36 Wis. 390 | Wis. | 1874
While it is true that an intent on the part of the lender to stipulate for an unlawful rate of interest is essential to render usurious a contract to pay more than legal interest for the loan or forbearance of money, yet, when it is proved that the lender knowingly accepts and retains a contract for the payment of unlawful interest, such intent is conclusively established.
In the present case-the testimony tends to prove that the payee of the note agreed with the defendant Merrill, before the note was given, that the loan to him should be $900, and that a note should be executed for $1,000 on account of such loan. But, however the facts may be in respect to the preliminary negotiations for the loan, it is undisputed that Mrs. Galloway knew, soon after the note was signed, that it was for $100 more than she had loaned to Merrill, and for the highest rate of legal interest on the whole sum; and, instead of repudiating the transaction, or taking any steps to purge it of the usury, she retained the note as it was, without objection, and afterwards negotiated it at its face.

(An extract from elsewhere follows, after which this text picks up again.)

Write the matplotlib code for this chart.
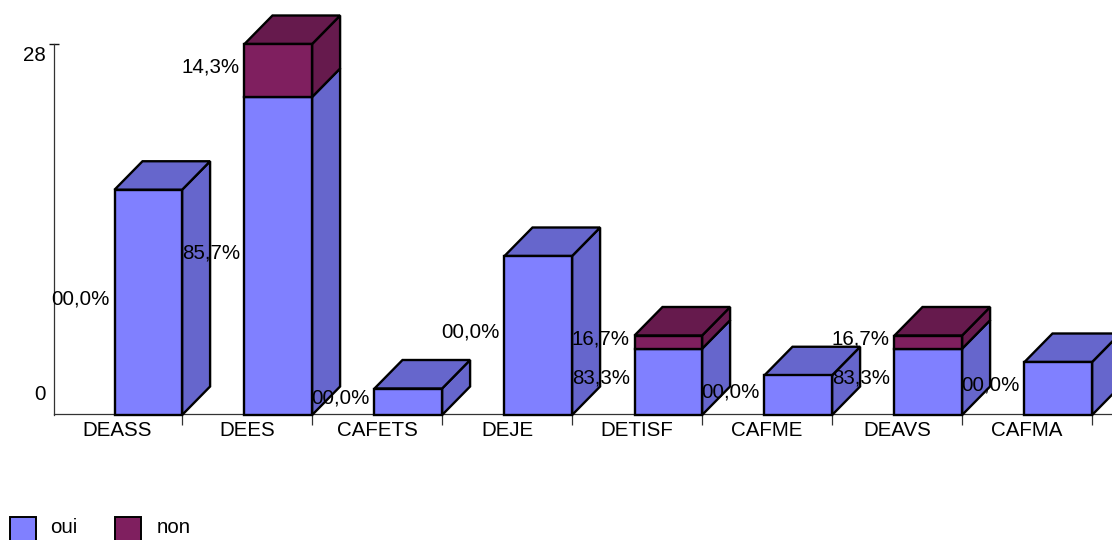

It seems very clear, .under these circumstances, that the question of intent should not have been submitted to the jury, and that the instructions asked on behalf of the defendants, and refused, should have been given. And we so hold.
Some testimony was introduced tending to prove that the defendant Merrill paid the defendant Daniels $200 to indemnify the latter for signing the note. Whether, in case Daniels so received the $200, the plaintiff can recover it from him, we do not here determine. Certainly it cannot be recovered in this action, which is brought directly upon the note. See Harris v. Wicks, 28 Wis., 203.
By the Court. — The judgment of the circuit court is reversed, and a venire de novo awarded.